What is North Mini Code's architecture?
Under the hood it is a decoder-only Transformer with a sparse MoE feed-forward stack — 128 experts, 8 activated per token. Attention is interleaved, mixing sliding-window (with RoPE) and global attention in a 3:1 ratio to keep long-context inference efficient. Feed-forward blocks use SwiGLU activations with a sigmoid router. Cohere trained it with two-stage cascaded supervised fine-tuning followed by reinforcement learning with verifiable rewards, explicitly optimizing for agentic coding rather than one-shot code completion.
What are North Mini Code's specs and benchmarks?
| Attribute | North Mini Code 1.0 |
|---|---|
| Developer | Cohere |
| Release | June 2026 |
| Total parameters | 30B (sparse MoE) |
| Active parameters | 3B per token |
| Experts | 128 total, 8 active |
| Context window | 256K input |
| Max output | 64K tokens |
| Hardware | Single H100 (FP8) |
| License | Apache 2.0 |
On Cohere's published agentic-coding evaluations, North Mini Code posts the following:
| Benchmark | Score |
|---|---|
| SWE-Bench Verified | 67.6 |
| SWE-Bench Pro | 40.2 |
| Terminal-Bench v2 | 36 |
Those numbers are strong for a model with only 3B active parameters — a SWE-Bench Verified score in the high 60s from something you can serve on one GPU is the whole point of the release.
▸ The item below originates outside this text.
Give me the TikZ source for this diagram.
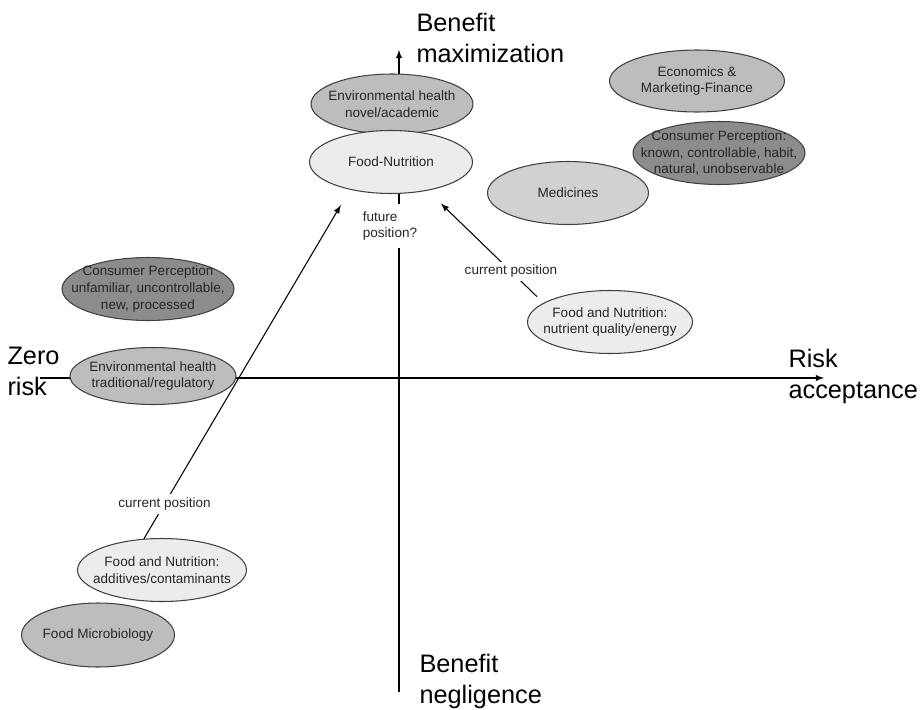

As always, treat vendor-reported benchmarks as a starting point and validate on your own repository before committing.
How do you use North Mini Code 1.0?
You have two paths, matching the open-weight-plus-hosted-API pattern:
- Open weights on Hugging Face — the model card is
CohereLabs/North-Mini-Code-1.0. In FP8 it fits on a single H100, so a self-hosted deployment is realistic for one high-memory GPU. - Cohere Chat V2 API — the hosted endpoint uses the model identifier
north-mini-code-1-0if you would rather not run infrastructure. - Ollama — available as
north-mini-code-1.0for quick local experimentation.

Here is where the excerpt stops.